Golden Boy, one of the biggest boxing promoters in the world, purchased The Ring in 2007, perhaps unaware that magazine readers and boxing fans are two distinct groups that rarely intersect. Add an $8.95 cover price to help cover the cost of the full-color glossy presentation and the balance sheet is already on the ropes, especially since it’s practically impossible to sell ads. That’s because Ring readers, though tenaciously loyal, tend to be middle-aged males with an alarming paucity of disposable income. The young spenders that advertisers crave are more attuned to mixed martial arts contests, which more accurately point to where our civilization is headed, and it’s not to higher ground. The owner of the media outlet that bills itself as “The Bible of Boxing” must think less about profits and more about maintaining a tradition that goes back to 1922. It’s like owning a floundering but storied ball club.
Of course, Golden Boy’s purchase posed an immediate conflict of interest. It was like CBS or Fox buying TV Guide. De La Hoya addressed the issue the day he announced the deal, pledging the magazine would “be held in an editorial trust” and operate “totally independent of any influence from me or others from the Golden Boy Companies as it relates to editorial direction or content.”
Added CEO Richard Schaefer: “If we do something wrong, we destroy The Ring value and the brand, and that means we made a pretty poor investment.”
Flash-forward to September 2011, when after four years of tension, the company broke off its tempestuous relationship with The Ring’s crew of editors and writers, sacking most of them, including the freelancers. It moved what’s left of the operation from the Philadelphia suburb of Blue Bell, Pennsylvania, to its corporate headquarters in Los Angeles. Henceforth Michael Rosenthal and Douglass Fischer, who’d been running its website, an unabashed Golden Boy propaganda sheet, would also direct the magazine.
Schaefer, a former Swiss banker from a family of Swiss bankers, had apparently grown tired of dueling with the writers and editors he’d inherited with the magazine, writers and editors who dared to treat his promises as sincere. My very last column in the November 2011 issue disparaged not one but two upcoming Golden Boy fights. (Both cards did indeed stink.) I never specifically mentioned that these were Golden Boy events, but everyone knew.
The signs of this crack-up were there all along. When a publication wins a Pulitzer, owners bust buttons and champagne is served. Yet when our people won prizes in the annual Boxing Writers Association of America competition—our esoteric version of the Pulitzers—we never heard a thing from management. The pressure was always to sell the product, and the product wasn’t just the magazine. It was the whole company.

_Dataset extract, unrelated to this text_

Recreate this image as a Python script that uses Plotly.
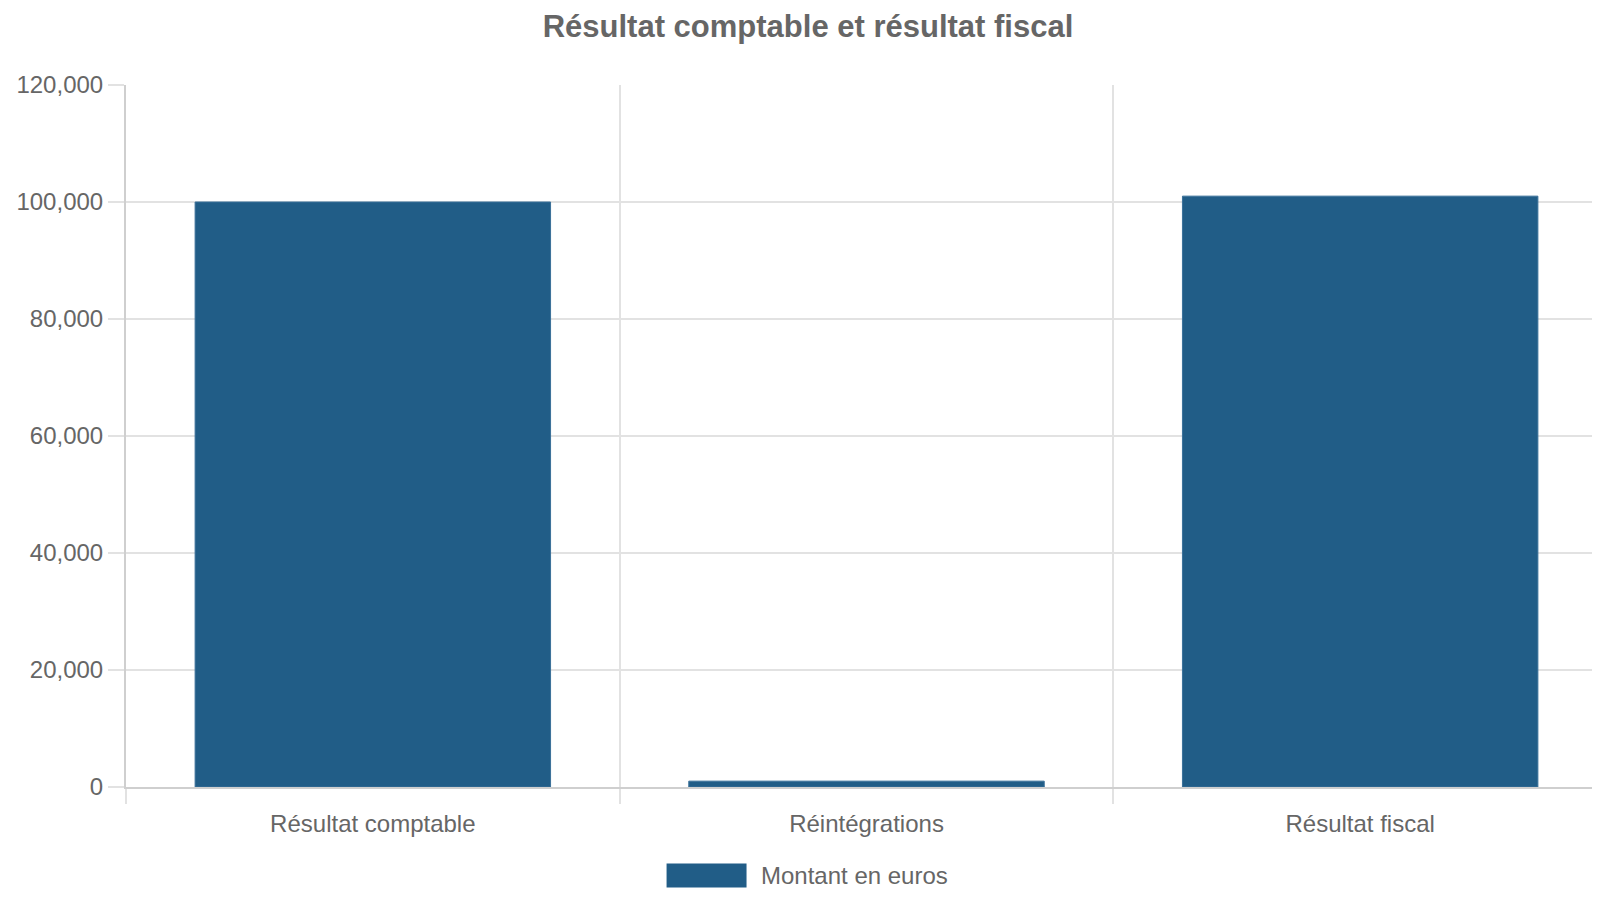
import plotly.graph_objects as go

# data
categories = ["Résultat comptable", "Réintégrations", "Résultat fiscal"]
montants = [100000, 1000, 101000]
serie_nom = "Montant en euros"

bar_color = "#215d87"
grey_text = "#666666"
grid_color = "#e2e2e2"
axis_color = "#cfcfcf"
font_family = "Liberation Sans, Arial, sans-serif"

fig = go.Figure()
fig.add_trace(go.Bar(
    x=categories,
    y=montants,
    name=serie_nom,
    marker=dict(color=bar_color, line=dict(color="#3a7099", width=1)),
    showlegend=False,
))

fig.update_layout(
    width=1600,
    height=900,
    margin=dict(l=118, r=1, t=77, b=121),
    paper_bgcolor="white",
    plot_bgcolor="white",
    bargap=0.28,
    font=dict(family=font_family, size=24, color=grey_text),
    title=dict(
        text="<b>Résultat comptable et résultat fiscal</b>",
        font=dict(family=font_family, size=31, color=grey_text),
        x=0.5, xanchor="center", xref="container",
        y=1 - 18 / 900, yanchor="middle",
    ),
)

fig.update_xaxes(
    type="category",
    tickson="boundaries",
    ticks="outside",
    ticklen=15,
    tickwidth=2,
    tickcolor=grid_color,
    ticklabelstandoff=14,
    showgrid=True,
    gridcolor=grid_color,
    gridwidth=2,
    showline=True,
    linecolor=axis_color,
    linewidth=2,
    tickfont=dict(size=24, color=grey_text),
)

fig.update_yaxes(
    range=[0, 120000],
    dtick=20000,
    tickformat=",",
    ticks="outside",
    ticklen=16,
    tickwidth=2,
    tickcolor=grid_color,
    showgrid=True,
    gridcolor=grid_color,
    gridwidth=2,
    zeroline=False,
    showline=True,
    linecolor=axis_color,
    linewidth=2,
    tickfont=dict(size=24, color=grey_text),
)

# legend drawn like a chart.js box legend
fig.add_shape(
    type="rect", xref="paper", yref="paper",
    x0=0.365, x1=0.419, y0=-0.109, y1=-0.143,
    fillcolor=bar_color, line=dict(width=0),
)
fig.add_annotation(
    text=serie_nom, xref="paper", yref="paper",
    x=0.4275, y=-0.126, xanchor="left", yanchor="middle",
    showarrow=False, font=dict(size=24, color=grey_text),
)

fig.write_html("out.html")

When I called Schaefer’s office for this article I was referred to Jeff Schowalter, Golden Boy’s vice president of finance. He insisted that all decisions about The Ring were made by The Ring, so he had nothing to tell me. I pointed out that editor Collins didn’t fire himself, and it must have been Golden Boy that moved magazine headquarters to Los Angeles since these things don’t happen by themselves. “What you have told me now is completely incorrect,” he responded. “Not factually correct. And that’s all I’m gong to say.” So according to him, much, if not everything you read in this piece is a fabrication.
The other major promoters, without exception, never believed Golden Boy would keep its word and play it straight, and their behavior toward us changed when the sale was announced. But even hard-boiled journalists can suspend their bullshit detectors when they hear something they want to believe, and in the beginning we believed the pledges of editorial independence. “It was a bad marriage from the start,” Collins said after the carnage. “Based on my experience, I have very serious doubts that a partnership between a legitimate journalistic enterprise and a promotional company could ever work.”